### What to produce
Print the entries that appear below, exactly as written and without their pictures.

### Dataset rows

•••••

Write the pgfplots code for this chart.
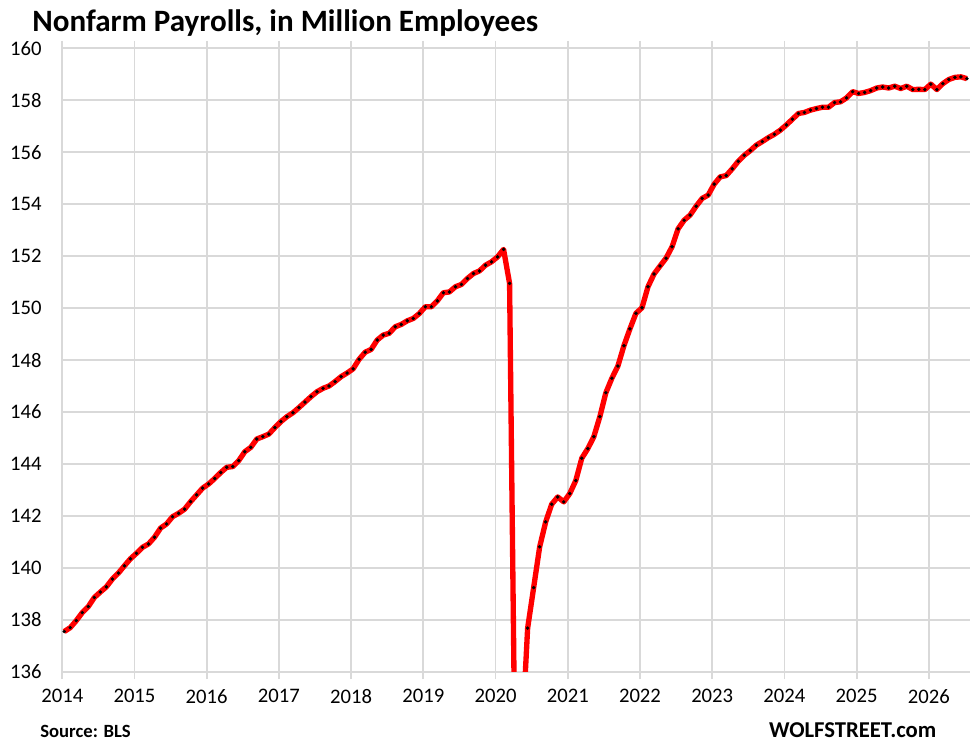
\documentclass[border=0pt]{standalone}
\usepackage{fontspec}
\setmainfont{Carlito}
\usepackage{pgfplots}
\usepackage{pgfplotstable}
\pgfplotsset{compat=1.18}
\definecolor{gridgrey}{HTML}{D9D9D9}
\definecolor{linered}{HTML}{FF0000}

% monthly payrolls, m = months since Jan 2014
\pgfplotstableread{
m v
0 137.55
1 137.70
2 137.97
3 138.28
4 138.51
5 138.86
6 139.07
7 139.27
8 139.57
9 139.80
10 140.08
11 140.35
12 140.56
13 140.79
14 140.92
15 141.18
16 141.53
17 141.69
18 141.97
19 142.10
20 142.26
21 142.55
22 142.81
23 143.07
24 143.23
25 143.44
26 143.67
27 143.87
28 143.90
29 144.13
30 144.47
31 144.64
32 144.96
33 145.05
34 145.15
35 145.40
36 145.63
37 145.82
38 145.97
39 146.17
40 146.38
41 146.59
42 146.78
43 146.91
44 147.00
45 147.17
46 147.36
47 147.50
48 147.66
49 148.03
50 148.30
51 148.41
52 148.77
53 148.96
54 149.03
55 149.28
56 149.37
57 149.51
58 149.60
59 149.79
60 150.05
61 150.05
62 150.28
63 150.59
64 150.62
65 150.82
66 150.91
67 151.14
68 151.33
69 151.43
70 151.65
71 151.78
72 151.97
73 152.26
74 150.95
75 130.4
76 133.2
77 137.68
78 139.24
79 140.81
80 141.77
81 142.45
82 142.73
83 142.54
84 142.86
85 143.36
86 144.22
87 144.59
88 145.05
89 145.82
90 146.74
91 147.30
92 147.77
93 148.55
94 149.20
95 149.80
96 150.01
97 150.82
98 151.31
99 151.62
100 151.92
101 152.36
102 153.05
103 153.38
104 153.58
105 153.92
106 154.22
107 154.35
108 154.77
109 155.05
110 155.10
111 155.36
112 155.65
113 155.88
114 156.06
115 156.27
116 156.41
117 156.56
118 156.69
119 156.85
120 157.05
121 157.27
122 157.49
123 157.53
124 157.62
125 157.68
126 157.73
127 157.73
128 157.91
129 157.94
130 158.09
131 158.33
132 158.26
133 158.30
134 158.37
135 158.47
136 158.51
137 158.47
138 158.54
139 158.45
140 158.54
141 158.41
142 158.42
143 158.41
144 158.62
145 158.41
146 158.64
147 158.80
148 158.88
149 158.90
150 158.83
}\payrolls

\begin{document}
\begin{tikzpicture}
\path[use as bounding box] (-46.7pt,-54.2pt) rectangle (686pt,503.8pt);
\begin{axis}[
    scale only axis,
    width=680.8pt, height=467.6pt,
    xmin=0, xmax=150.85, ymin=136, ymax=160,
    xtick={0,12,...,144},
    xticklabels={2014,2015,2016,2017,2018,2019,2020,2021,2022,2023,2024,2025,2026},
    ytick={136,138,...,160},
    grid=major,
    grid style={draw=gridgrey, line width=1.3pt},
    axis line style={draw=none},
    xtick align=outside,
    major tick length=5.5pt,
    xtick style={draw=gridgrey, line width=1.3pt},
    ytick style={draw=none},
    /pgf/number format/assume math mode=true,
    /pgf/number format/1000 sep={},
    ticklabel style={font=\fontsize{15.5}{18}\selectfont, text=black},
    xticklabel style={yshift=-4pt},
    yticklabel style={xshift=-12pt},
]
% red line
\addplot[color=linered, line width=4pt, line join=round, no markers]
    table[x expr=\thisrow{m}+0.33, y=v] {\payrolls};
% black dots on each month
\addplot[only marks, mark=*, mark size=1.1pt, color=black]
    table[x expr=\thisrow{m}+0.33, y=v] {\payrolls};
\end{axis}
\node[anchor=base west, font=\fontsize{23.3}{27}\selectfont\bfseries] at (-26pt,480.5pt)
    {Nonfarm Payrolls, in Million Employees};
\node[anchor=base west, font=\fontsize{14}{16}\selectfont\bfseries] at (-20pt,-49pt)
    {Source: BLS};
\node[anchor=base east, font=\fontsize{17}{19}\selectfont\bfseries] at (659pt,-49.5pt)
    {WOLFSTREET.com};
\end{tikzpicture}
\end{document}
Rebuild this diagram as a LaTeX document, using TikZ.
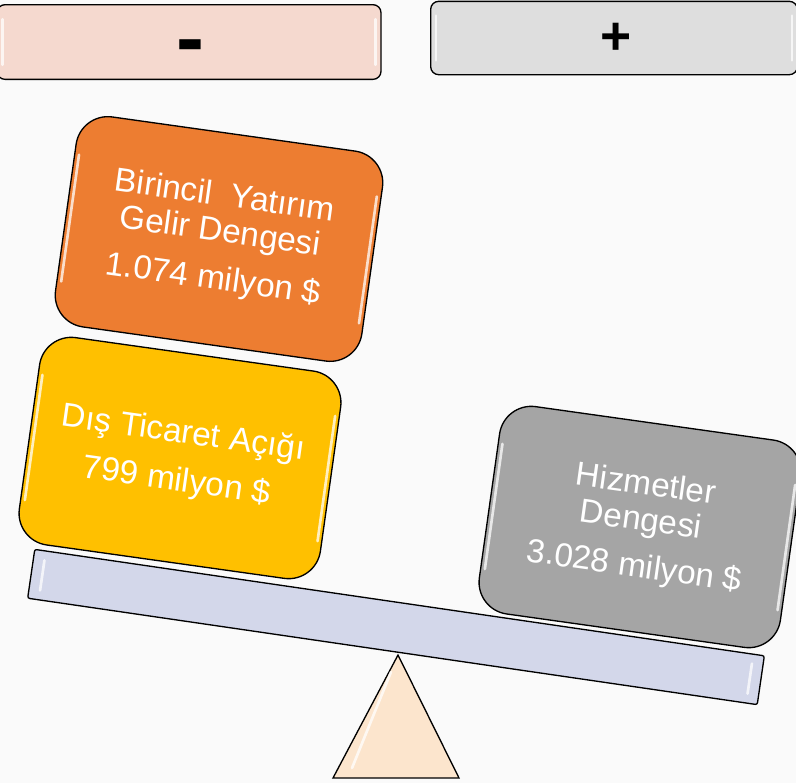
\documentclass[tikz,border=0pt]{standalone}
\usepackage{fontspec}
\setmainfont{Liberation Sans}
\usetikzlibrary{calc}

\definecolor{bgcol}{HTML}{FAFAFA}
\definecolor{negfill}{HTML}{F5D9CF}
\definecolor{posfill}{HTML}{DEDEDE}
\definecolor{incomefill}{HTML}{ED7D31}
\definecolor{tradefill}{HTML}{FFC000}
\definecolor{servicefill}{HTML}{A5A5A5}
\definecolor{beamfill}{HTML}{D3D7EA}
\definecolor{pivotfill}{HTML}{FCE5CD}

\tikzset{
  tab/.style={draw=black, line width=1pt, rounded corners=6pt},
  weight/.style={draw=black, line width=1pt, rounded corners=24pt, rotate=-8,
    text=white, align=center, minimum width=228pt, minimum height=157pt,
    font=\fontsize{25}{27}\selectfont},
  sign/.style={anchor=base, font=\bfseries},
  glossline/.style={white, line width=2pt, opacity=.75, line cap=round},
}

% white shine just inside the short sides of a box
\newcommand{\gloss}[1]{%
  \draw[glossline] ($(#1.north west)!.2!(#1.south west) + .016*(#1.east) - .016*(#1.west)$)
    -- ($(#1.north west)!.8!(#1.south west) + .016*(#1.east) - .016*(#1.west)$);
  \draw[glossline] ($(#1.north east)!.2!(#1.south east) - .016*(#1.east) + .016*(#1.west)$)
    -- ($(#1.north east)!.8!(#1.south east) - .016*(#1.east) + .016*(#1.west)$);
}

\begin{document}
\begin{tikzpicture}[x=0.75pt, y=-0.75pt]
  \useasboundingbox (0,0) rectangle (796,783);
  \clip (0,0) rectangle (796,783);
  \fill[bgcol] (0,0) rectangle (796,783);

  % Top: the two sides of the balance
  \node[tab, fill=negfill, minimum width=288pt, minimum height=56pt] (neg) at (189,42) {};
  \node[tab, fill=posfill, minimum width=275pt, minimum height=55pt] (pos) at (614,38) {};
  \gloss{neg}
  \gloss{pos}
  \node[sign, font=\bfseries\fontsize{63}{63}\selectfont] (minus) at (190,66) {-};
  \node[sign, font=\bfseries\fontsize{40}{40}\selectfont] (plus) at (616,54) {+};

  % Pivot under the beam
  \draw[line width=1pt, fill=pivotfill] (398,655) -- (459,778) -- (333,778) -- cycle;
  \draw[glossline] (391,672) -- (352,768);

  % Tilted beam
  \node[draw=black, line width=1pt, fill=beamfill, rounded corners=1.5pt, rotate=-8.3,
    minimum width=553pt, minimum height=37pt] (beam) at (396,627) {};
  \gloss{beam}

  % Left pan: two weights stacked
  \node[weight, fill=incomefill, minimum width=232pt, minimum height=159pt] (income) at (219,239)
    {Birincil\ \ Yatırım\\Gelir Dengesi\\[9pt]1.074 milyon \$};
  \gloss{income}
  \node[weight, fill=tradefill] (trade) at (180,458)
    {Dış Ticaret Açığı\\[9pt]799 milyon \$};
  \gloss{trade}

  % Right pan
  \node[weight, fill=servicefill] (service) at (640,527)
    {Hizmetler\\Dengesi\\[8pt]3.028 milyon \$};
  \gloss{service}
\end{tikzpicture}
\end{document}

•••••

### Reply to the exercise
Write the pgfplots code for this chart.
\documentclass[border=0pt]{standalone}
\usepackage{fontspec}
\setmainfont{Carlito}
\usepackage{pgfplots}
\usepackage{pgfplotstable}
\pgfplotsset{compat=1.18}
\definecolor{gridgrey}{HTML}{D9D9D9}
\definecolor{linered}{HTML}{FF0000}

% monthly payrolls, m = months since Jan 2014
\pgfplotstableread{
m v
0 137.55
1 137.70
2 137.97
3 138.28
4 138.51
5 138.86
6 139.07
7 139.27
8 139.57
9 139.80
10 140.08
11 140.35
12 140.56
13 140.79
14 140.92
15 141.18
16 141.53
17 141.69
18 141.97
19 142.10
20 142.26
21 142.55
22 142.81
23 143.07
24 143.23
25 143.44
26 143.67
27 143.87
28 143.90
29 144.13
30 144.47
31 144.64
32 144.96
33 145.05
34 145.15
35 145.40
36 145.63
37 145.82
38 145.97
39 146.17
40 146.38
41 146.59
42 146.78
43 146.91
44 147.00
45 147.17
46 147.36
47 147.50
48 147.66
49 148.03
50 148.30
51 148.41
52 148.77
53 148.96
54 149.03
55 149.28
56 149.37
57 149.51
58 149.60
59 149.79
60 150.05
61 150.05
62 150.28
63 150.59
64 150.62
65 150.82
66 150.91
67 151.14
68 151.33
69 151.43
70 151.65
71 151.78
72 151.97
73 152.26
74 150.95
75 130.4
76 133.2
77 137.68
78 139.24
79 140.81
80 141.77
81 142.45
82 142.73
83 142.54
84 142.86
85 143.36
86 144.22
87 144.59
88 145.05
89 145.82
90 146.74
91 147.30
92 147.77
93 148.55
94 149.20
95 149.80
96 150.01
97 150.82
98 151.31
99 151.62
100 151.92
101 152.36
102 153.05
103 153.38
104 153.58
105 153.92
106 154.22
107 154.35
108 154.77
109 155.05
110 155.10
111 155.36
112 155.65
113 155.88
114 156.06
115 156.27
116 156.41
117 156.56
118 156.69
119 156.85
120 157.05
121 157.27
122 157.49
123 157.53
124 157.62
125 157.68
126 157.73
127 157.73
128 157.91
129 157.94
130 158.09
131 158.33
132 158.26
133 158.30
134 158.37
135 158.47
136 158.51
137 158.47
138 158.54
139 158.45
140 158.54
141 158.41
142 158.42
143 158.41
144 158.62
145 158.41
146 158.64
147 158.80
148 158.88
149 158.90
150 158.83
}\payrolls

\begin{document}
\begin{tikzpicture}
\path[use as bounding box] (-46.7pt,-54.2pt) rectangle (686pt,503.8pt);
\begin{axis}[
    scale only axis,
    width=680.8pt, height=467.6pt,
    xmin=0, xmax=150.85, ymin=136, ymax=160,
    xtick={0,12,...,144},
    xticklabels={2014,2015,2016,2017,2018,2019,2020,2021,2022,2023,2024,2025,2026},
    ytick={136,138,...,160},
    grid=major,
    grid style={draw=gridgrey, line width=1.3pt},
    axis line style={draw=none},
    xtick align=outside,
    major tick length=5.5pt,
    xtick style={draw=gridgrey, line width=1.3pt},
    ytick style={draw=none},
    /pgf/number format/assume math mode=true,
    /pgf/number format/1000 sep={},
    ticklabel style={font=\fontsize{15.5}{18}\selectfont, text=black},
    xticklabel style={yshift=-4pt},
    yticklabel style={xshift=-12pt},
]
% red line
\addplot[color=linered, line width=4pt, line join=round, no markers]
    table[x expr=\thisrow{m}+0.33, y=v] {\payrolls};
% black dots on each month
\addplot[only marks, mark=*, mark size=1.1pt, color=black]
    table[x expr=\thisrow{m}+0.33, y=v] {\payrolls};
\end{axis}
\node[anchor=base west, font=\fontsize{23.3}{27}\selectfont\bfseries] at (-26pt,480.5pt)
    {Nonfarm Payrolls, in Million Employees};
\node[anchor=base west, font=\fontsize{14}{16}\selectfont\bfseries] at (-20pt,-49pt)
    {Source: BLS};
\node[anchor=base east, font=\fontsize{17}{19}\selectfont\bfseries] at (659pt,-49.5pt)
    {WOLFSTREET.com};
\end{tikzpicture}
\end{document}
Rebuild this diagram as a LaTeX document, using TikZ.
\documentclass[tikz,border=0pt]{standalone}
\usepackage{fontspec}
\setmainfont{Liberation Sans}
\usetikzlibrary{calc}

\definecolor{bgcol}{HTML}{FAFAFA}
\definecolor{negfill}{HTML}{F5D9CF}
\definecolor{posfill}{HTML}{DEDEDE}
\definecolor{incomefill}{HTML}{ED7D31}
\definecolor{tradefill}{HTML}{FFC000}
\definecolor{servicefill}{HTML}{A5A5A5}
\definecolor{beamfill}{HTML}{D3D7EA}
\definecolor{pivotfill}{HTML}{FCE5CD}

\tikzset{
  tab/.style={draw=black, line width=1pt, rounded corners=6pt},
  weight/.style={draw=black, line width=1pt, rounded corners=24pt, rotate=-8,
    text=white, align=center, minimum width=228pt, minimum height=157pt,
    font=\fontsize{25}{27}\selectfont},
  sign/.style={anchor=base, font=\bfseries},
  glossline/.style={white, line width=2pt, opacity=.75, line cap=round},
}

% white shine just inside the short sides of a box
\newcommand{\gloss}[1]{%
  \draw[glossline] ($(#1.north west)!.2!(#1.south west) + .016*(#1.east) - .016*(#1.west)$)
    -- ($(#1.north west)!.8!(#1.south west) + .016*(#1.east) - .016*(#1.west)$);
  \draw[glossline] ($(#1.north east)!.2!(#1.south east) - .016*(#1.east) + .016*(#1.west)$)
    -- ($(#1.north east)!.8!(#1.south east) - .016*(#1.east) + .016*(#1.west)$);
}

\begin{document}
\begin{tikzpicture}[x=0.75pt, y=-0.75pt]
  \useasboundingbox (0,0) rectangle (796,783);
  \clip (0,0) rectangle (796,783);
  \fill[bgcol] (0,0) rectangle (796,783);

  % Top: the two sides of the balance
  \node[tab, fill=negfill, minimum width=288pt, minimum height=56pt] (neg) at (189,42) {};
  \node[tab, fill=posfill, minimum width=275pt, minimum height=55pt] (pos) at (614,38) {};
  \gloss{neg}
  \gloss{pos}
  \node[sign, font=\bfseries\fontsize{63}{63}\selectfont] (minus) at (190,66) {-};
  \node[sign, font=\bfseries\fontsize{40}{40}\selectfont] (plus) at (616,54) {+};

  % Pivot under the beam
  \draw[line width=1pt, fill=pivotfill] (398,655) -- (459,778) -- (333,778) -- cycle;
  \draw[glossline] (391,672) -- (352,768);

  % Tilted beam
  \node[draw=black, line width=1pt, fill=beamfill, rounded corners=1.5pt, rotate=-8.3,
    minimum width=553pt, minimum height=37pt] (beam) at (396,627) {};
  \gloss{beam}

  % Left pan: two weights stacked
  \node[weight, fill=incomefill, minimum width=232pt, minimum height=159pt] (income) at (219,239)
    {Birincil\ \ Yatırım\\Gelir Dengesi\\[9pt]1.074 milyon \$};
  \gloss{income}
  \node[weight, fill=tradefill] (trade) at (180,458)
    {Dış Ticaret Açığı\\[9pt]799 milyon \$};
  \gloss{trade}

  % Right pan
  \node[weight, fill=servicefill] (service) at (640,527)
    {Hizmetler\\Dengesi\\[8pt]3.028 milyon \$};
  \gloss{service}
\end{tikzpicture}
\end{document}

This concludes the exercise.